Minnesota utility regulators Thursday approved Xcel Energy's plans for a mammoth solar power plant in Becker, a project that will cost at least $575 million and dwarf the state's current largest solar farm.

Utility regulators lauded the new solar farm for its environmental benefits and its economic impact. The Minnesota Public Utilities Commission (PUC) voted unanimously to allow Minneapolis-based Xcel to recover costs for the project from its ratepayers.

"I think this is a hugely important day for Minnesota," Katie Sieben, the PUC's chairman, said at the panel's meeting on Thursday.

The project is roundly supported by clean energy groups, local governments and labor unions. It will help replace electricity — and property taxes — that will be lost when Xcel begins closing its three big Sherco coal-fired power plants in Becker between the end of 2023 and 2030.

Xcel estimates the project will create 900 union construction jobs.

"We are ready to begin work on the project," Matt Harris, Xcel's lead assistant counsel, told the PUC. "We will begin placing orders for the panels tomorrow."

Sherco Solar will come online in two phases, in late 2024 and late 2025, and will employ 14 people, the utility said.

Sherco Solar will cover 3,497 acres in the Becker area and churn out 460 megawatts of electricity when the sun is shining, Xcel said. Currently, the largest single solar farm in Minnesota is Xcel's 100-megawatt facility in Chisago County.

Xcel said Sherco Solar will be the largest solar plant in the Upper Midwest and one of the largest in the country, significantly boosting Minnesota's solar power capacity, which stood at 1,357 megawatts at the end of 2021. Solar currently provides about 3% of Minnesota's electricity.

Sherco Solar, Xcel said, will effectively avoid releasing up to 300,000 tons of carbon emissions annually. The project has been designed to have minimal impacts on prime farmland — a concern with solar projects.

But the project's cost has been controversial, with both the Minnesota Department of Commerce and the Attorney General's Office opposing it earlier this year. Both concluded Xcel's bidding process left ratepayers unduly exposed to high costs.

This summer, the Commerce Department and Xcel agreed on a "price cap" for the solar plant, which the AG's office also approved.

The complicated price cap is linked to the cost of bids Xcel is currently receiving for several other solar farms beyond Sherco Solar.

Xcel has not released current estimates for the cost but said it will be more than the original $575 million estimate.

Inflation and supply chain constraints squeezed the solar energy business — like so many other industries — during the past year. Since April 2021, solar project prices have climbed 25%, including 8% in 2022's second quarter alone, Xcel said in a July PUC filing.

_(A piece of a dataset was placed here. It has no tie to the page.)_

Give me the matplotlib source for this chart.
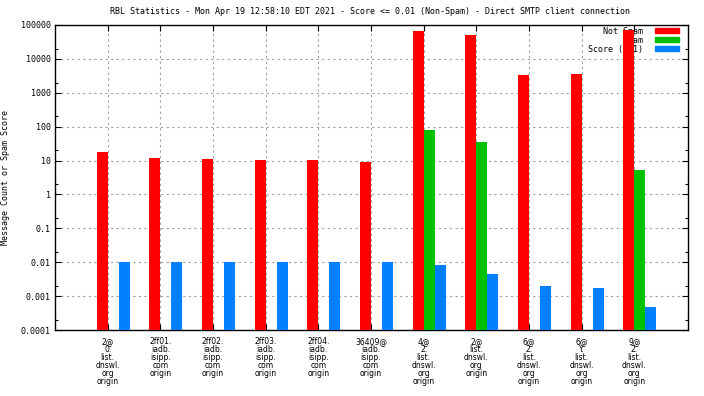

However, Xcel on Thursday reiterated that the passage of landmark federal legislation in August — which includes beefed-up renewable energy tax subsidies — could end up reducing the project's ultimate cost to ratepayers by 20 to 30%.

"The passage of the Inflation Reduction Act has taken some of the pressure off," said Allen Gleckner, lead director for clean electricity at Fresh Energy, a St. Paul-based renewables advocacy group.

Before the law was passed, Xcel estimated ratepayers would pay for Sherco's solar over several years, with the highest cost coming between 2026 to 2031 — roughly $5.60 to $7.90 annually for the average residential customer.

Xcel has kept the project's revised cost a "trade secret," successfully making the case that revealing it would result in higher costs for solar projects currently out for bid. The Star Tribune this week formally challenged Xcel's designation of the cost as a trade secret; the PUC denied the challenge.

The PUC told Xcel on Thursday that it had to disclose the project's total cost by mid-October.